In another piece of correspondence he had with both you and me around the same time he said:

"One of McCarthy's first papers in computing (ca. 1958) was 'Computers With Common Sense' in which he proposed that the best way to deal with humans and to scale what could be done with computers was to make a model of human common sense and embody it in an agent that could be given goals and advice by the end-user (the "Advice Taker"). A really good one of these would be like a (myriad of) grad student(s) who could be summoned, commanded, and who would then carry out tasks, write programs, etc.

We still don't know how to do that today, so I'm interested in what the next real steps in programming might be without a real human-level AI to do the scut work. In our NSF project - http://www.vpri.org/pdf/NSF_prop_RN-2006-002.pdf - we propose to take "personal computing" and make the most compact and understandable and programmable working model that we are able to do. We set some targets - 20,000 lines of code - that will prevent today's programming styles from being used as the main solutions, in order to force some needed new insights and inventions. ... If doable, this would constitute a 2 to 3 orders of magnitude (a "Moore's Law") improvement in programming expression -- and would certainly provide much more illumination into the mysteries of programming."
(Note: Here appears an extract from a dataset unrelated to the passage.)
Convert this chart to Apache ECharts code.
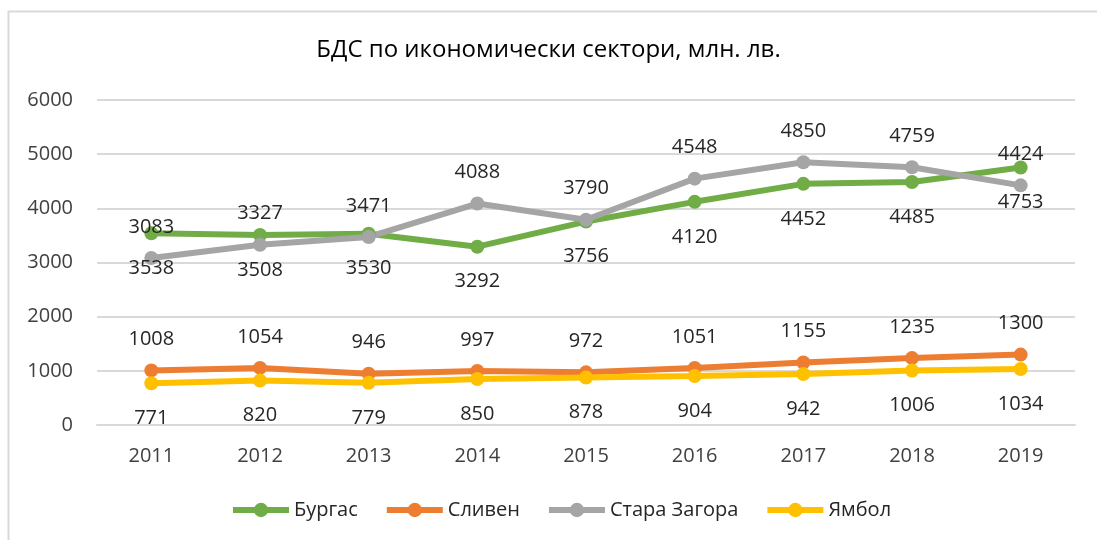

So it sounds like he sees programming as a "band aid" until real AI surfaces.

Bill Kerr said...

hi Mark,

At 21-22 minutes of the video Alan Kay refers to John McCarthy as anticipating computers as interactive machines - interacting with "advice takers" who would have to deal with computers in terms of their common sense, that McCarthy saw computers as AI entities

He then goes onto lament the fact that LISP, although 50 years old, is still better than many other programming languages today

There is so much ground covered in this presentation and some of it is just snippets that are easy to miss and would warrant much detailed study - because it's all interconnected with many cross references

Anonymous said...

check out:
http://commonsense.media.mit.edu/

Anonymous said...

@Bill:

An interesting anecdote related to this, is that according to Doug Engelbart, Licklider was actually one of the people who ended up standing in the way of his progress for this very reason. In an interview Engelbart did with Robert Cringely at http://www.pbs.org/cringely/nerdtv/shows/ (see show #11) he said that he had received funding to proceed with developing his NLS system further, after the 1968 demo. In the 1970s he met with Licklider and described how he was using human trainers to educate people on how to use the system, and Licklider froze. He asked something like, "Why aren't you developing an artificial intelligence to do this?" Engelbart said something like, "That's something that hasn't been developed sufficiently yet." He wanted to use people as trainers rather than the computer, to compensate for this. Licklider opposed this vigorously, and actually denied Engelbart further funding, at least from the sources he had influence over. Engelbart chalked this up to the AI researchers having such a hold on the imagination of the computer science community at the time. They had grandiose visions of what was possible. He saw those visions for what they were. In the long run AI ended up falling far short of them. It's a sad tale. I got this sense that as a result of this infighting, commercial computing was able to take over the sense that most people had about where real computing was at. "The theoreticians can fight over phantoms," so the thinking probably went, "We'll focus on what can really be accomplished."